January 12: John Knox on Principles of Reformation

He Saw God in His Power

In the passage that follows, the Rev. Stuart Robinson [1814-1881] briefly discusses a letter composed under the hand of John Knox on the date of January 12, 1559. In this letter, Knox sketched out the core principles, as he would see them, of the reformation of the Church—a summary of all that he hoped to accomplish and as Robinson puts it, “the key to all his subsequent conflicts in Scotland.” Our passage today is drawn from Robinson’s article, “John Knox as the English and the Scottish Reformer,which appeared in THE SOUTHERN PRESBYTERIAN REVIEW, 27.1 (January 1877): 11-12 of 26. [The spelling in Knox’s letter has been modernized somewhat.]


In his letter of exhortation to England, January 12, 1559, Knox developes the germinal principles of his scheme of Refor­mation. After declaring that Popish priests should not be allowed to direct the flock, that a plurality of benefices to one man should not be permitted, but the pastoral charges be given each to a single minister who shall be required to discharge fully the office of preaching Christ crucified, he proceeds to say—

knox_card03Let none that be appointed to labour in Christ’s vineyard be entangled with civil affairs, and as ye call them the affairs of the realm. . . . For, as touching their yearly coming to Parliament for matters of religion, it shall be superfluous and vain, if God’s true religion be once so established, that after it never be called in controversy. . . . So that the ministers, albeit they lack the glorious title of lords, and the devilish pomp which before appeared in proud prelates yet must they be so stout and bold, in God’s cause, that if the king himself would usurpe any other authority in God’s religion than becometh a member of Christ’s body, that first he be admonished according to God’s Word, and after, if he contemn the same, be subject to the yoke of discipline. . . . Now last, for the preservatioun of religion, it is most expedient that schools be universally erected in cities and all chief towns, the oversight whereof to be committed to the magistrates and godly learned men, that of the youth, godly instructed among them, a seed may be reserved and con­tinued, for the profit of Christ’s kirk in all ages.”—[*McCrie’s Life of Melville, Vol. I., p. 213.]

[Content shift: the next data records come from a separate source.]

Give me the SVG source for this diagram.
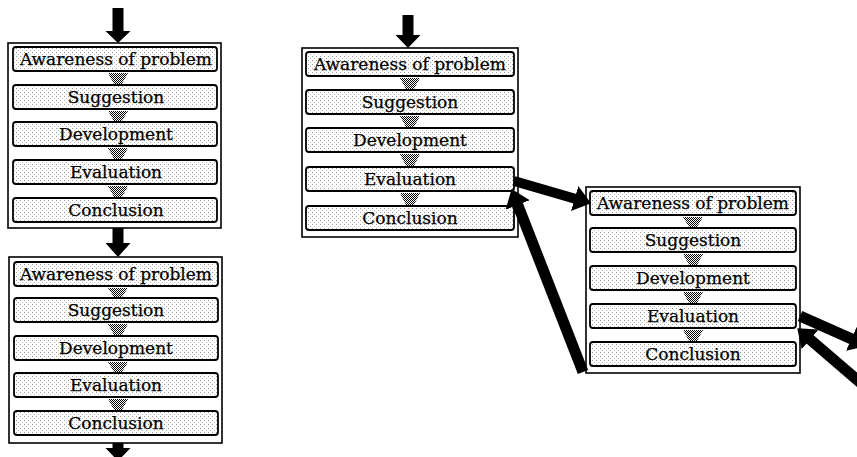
<svg xmlns="http://www.w3.org/2000/svg" width="857" height="457" viewBox="0 0 857 457">
<style>
.outer{fill:#fff;stroke:#000;stroke-width:1.6}
.box{fill:url(#dots);stroke:#000;stroke-width:1.8}
.lbl{font-family:"DejaVu Serif","Liberation Serif",serif;font-size:17px;fill:#000;stroke:#000;stroke-width:0.25;text-anchor:middle}
.step{fill:url(#chk);stroke:none}
.fat{stroke:#000;fill:none;stroke-linecap:butt}
.blk{fill:#000}
</style>
<defs>
<pattern id="dots" width="4" height="4" patternUnits="userSpaceOnUse"><rect width="4" height="4" fill="#fff"/><rect width="1" height="1" fill="#999"/><rect x="2" y="2" width="1" height="1" fill="#bbb"/></pattern>
<pattern id="chk" width="2" height="2" patternUnits="userSpaceOnUse"><rect width="2" height="2" fill="#fff"/><rect width="1" height="1" fill="#000"/><rect x="1" y="1" width="1" height="1" fill="#000"/></pattern>
<marker id="head" markerUnits="userSpaceOnUse" markerWidth="18" markerHeight="26" refX="4" refY="13" orient="auto" viewBox="0 0 18 26"><path d="M0,0 L17,13 L0,26 z" fill="#000"/></marker>
</defs>

<g id="block1">
<rect class="outer" x="8" y="43" width="213" height="185"/>
<rect class="box" x="13" y="47" width="204" height="24" rx="3"/><text class="lbl" x="116" y="65">Awareness of problem</text>
<rect class="box" x="13" y="85" width="204" height="24" rx="3"/><text class="lbl" x="116" y="103">Suggestion</text>
<rect class="box" x="13" y="122" width="204" height="24" rx="3"/><text class="lbl" x="116" y="140">Development</text>
<rect class="box" x="13" y="160" width="204" height="24" rx="3"/><text class="lbl" x="116" y="178">Evaluation</text>
<rect class="box" x="13" y="198" width="204" height="24" rx="3"/><text class="lbl" x="116" y="216">Conclusion</text>
</g>

<g id="block2">
<rect class="outer" x="9" y="257" width="213" height="186"/>
<rect class="box" x="14" y="262" width="204" height="24" rx="3"/><text class="lbl" x="116" y="280">Awareness of problem</text>
<rect class="box" x="14" y="298" width="204" height="24" rx="3"/><text class="lbl" x="116" y="316">Suggestion</text>
<rect class="box" x="14" y="336" width="204" height="24" rx="3"/><text class="lbl" x="116" y="354">Development</text>
<rect class="box" x="14" y="373" width="204" height="24" rx="3"/><text class="lbl" x="116" y="391">Evaluation</text>
<rect class="box" x="14" y="411" width="204" height="24" rx="3"/><text class="lbl" x="116" y="429">Conclusion</text>
</g>

<g id="block3">
<rect class="outer" x="302" y="48" width="216" height="189"/>
<rect class="box" x="306" y="52" width="208" height="24" rx="3"/><text class="lbl" x="410" y="70">Awareness of problem</text>
<rect class="box" x="306" y="90" width="208" height="24" rx="3"/><text class="lbl" x="410" y="108">Suggestion</text>
<rect class="box" x="306" y="128" width="208" height="24" rx="3"/><text class="lbl" x="410" y="146">Development</text>
<rect class="box" x="306" y="167" width="208" height="24" rx="3"/><text class="lbl" x="410" y="185">Evaluation</text>
<rect class="box" x="306" y="206" width="208" height="24" rx="3"/><text class="lbl" x="410" y="224">Conclusion</text>
</g>

<g id="block4">
<rect class="outer" x="586" y="187" width="214" height="186"/>
<rect class="box" x="590" y="191" width="206" height="24" rx="3"/><text class="lbl" x="693" y="209">Awareness of problem</text>
<rect class="box" x="590" y="228" width="206" height="24" rx="3"/><text class="lbl" x="693" y="246">Suggestion</text>
<rect class="box" x="590" y="266" width="206" height="24" rx="3"/><text class="lbl" x="693" y="284">Development</text>
<rect class="box" x="590" y="304" width="206" height="24" rx="3"/><text class="lbl" x="693" y="322">Evaluation</text>
<rect class="box" x="590" y="342" width="206" height="24" rx="3"/><text class="lbl" x="693" y="360">Conclusion</text>
</g>

<g id="connectors">
<polygon class="step" points="108,73 128,73 122,84 114,84"/>
<polygon class="step" points="108,111 128,111 122,121 114,121"/>
<polygon class="step" points="108,148 128,148 122,159 114,159"/>
<polygon class="step" points="108,186 128,186 122,197 114,197"/>

<polygon class="step" points="108,288 128,288 122,297 114,297"/>
<polygon class="step" points="108,324 128,324 122,335 114,335"/>
<polygon class="step" points="108,362 128,362 122,372 114,372"/>
<polygon class="step" points="108,399 128,399 122,410 114,410"/>

<polygon class="step" points="400,78 420,78 414,89 406,89"/>
<polygon class="step" points="400,116 420,116 414,127 406,127"/>
<polygon class="step" points="400,154 420,154 414,166 406,166"/>
<polygon class="step" points="400,193 420,193 414,205 406,205"/>

<polygon class="step" points="683,217 703,217 697,227 689,227"/>
<polygon class="step" points="683,254 703,254 697,265 689,265"/>
<polygon class="step" points="683,292 703,292 697,303 689,303"/>
<polygon class="step" points="683,330 703,330 697,341 689,341"/>

<polygon class="blk" points="112.5,8 123.5,8 123.5,31 130.5,31 118,43 105.5,31 112.5,31"/>
<polygon class="blk" points="112.5,228 123.5,228 123.5,243 130.5,243 118,257 105.5,243 112.5,243"/>
<polygon class="blk" points="112.5,443 123.5,443 123.5,448 130.5,448 118,461 105.5,448 112.5,448"/>
<polygon class="blk" points="402.5,15 413.5,15 413.5,35 420.5,35 408,48 395.5,35 402.5,35"/>

<line class="fat" x1="514" y1="181" x2="578.5" y2="199.7" stroke-width="10" marker-end="url(#head)"/>
<line class="fat" x1="583" y1="372" x2="516.3" y2="201.2" stroke-width="11" marker-end="url(#head)"/>
<line class="fat" x1="800" y1="316" x2="855" y2="340.5" stroke-width="11" marker-end="url(#head)"/>
<line class="fat" x1="862" y1="384" x2="807.1" y2="336.8" stroke-width="11" marker-end="url(#head)"/>
</g>
</svg>
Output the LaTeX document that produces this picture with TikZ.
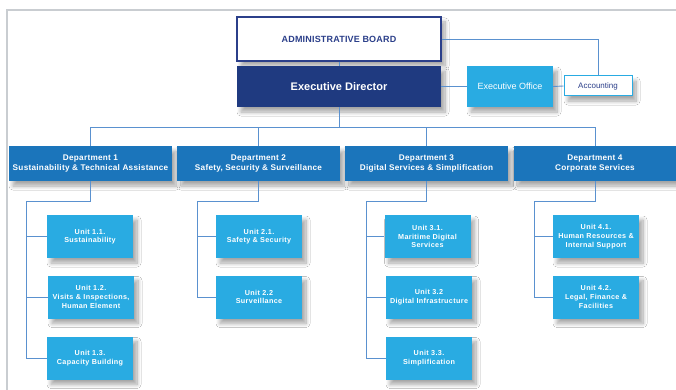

Here, then, we have the germinal ideas of Knox’s programme of reformation, which will be found to be the key to all his subsequent conflicts in Scotland—an unsecularised ministry of one order only preaching Christ crucified, a spiritual free Church under Christ as its only Head, and education for not only the masses of the people, but education of the higher order, to secure an intelligent ministry. This last, if anything could be called such, may be termed “John Knox’s hobby.” And to his brave struggles and labors in that behalf, under God, has Scotland been indebted for the singular intelligence and intellectual superiority both of her people and her ministry for three hundred years past.

Words to Live By:
Our Lord Jesus Christ has promised that He will build His Church. (Matt. 16:18). When we see the Church in decline or even seemingly in ruins, the time for urgent prayer has long been at hand, for “unless the Lord builds the house, those who build it labor in vain. Unless the Lord watches over the city, the watchman stays awake in vain.” (Psalm 127:1, ESV). Our part is to pray and watch. Pray unceasingly, and watch expectantly, for we have His sure promise.

And from my favorite Anglican pastor, Richard Sibbes, this passage seems most appropriate in application of the life of John Knox:

” ‘Though an host encamp against me, my heart shall not fear.’ He puts the case of the greatest danger that can be. Though an host of men should encompass me, ‘my heart shall not fear; though war rise against me, in this I will be confident.’ Here is great courage for the time to come. Experience breeds hope and confidence. David was not so courageous a man of himself; but upon experience of God’s former comfort and assistance, his faith brake as fire out of the smoke, or as the sun out of a cloud. Though I was in such and such perplexities, yet for the time to come I have such confidence and experience of God’s goodness, that I will not fear. He that seeth God by a spirit of faith in his greatness and power, he sees all other things below as nothing. Therefore he saith here, he cares not for the time to come for any opposition; no, not of an army. ‘If God be with us, who can be against us?’ Rom. viii. 31. He saw God in his power; and then, looking from God to the creature, alas! who was he? As Micah, when he had seen God sitting upon his throne; what was Ahab to him, when he had seen God once? So when the prophet David had seen God once, then ‘though an host encamp against me, I will not fear,’ &c. Thus you have his comfort in the double branch of it; his courage, also, and his confidence for the time to come.

–“A Breathing After God,” The Works of Richard Sibbes, (Banner of Truth, 1983), vol. 2, page 214.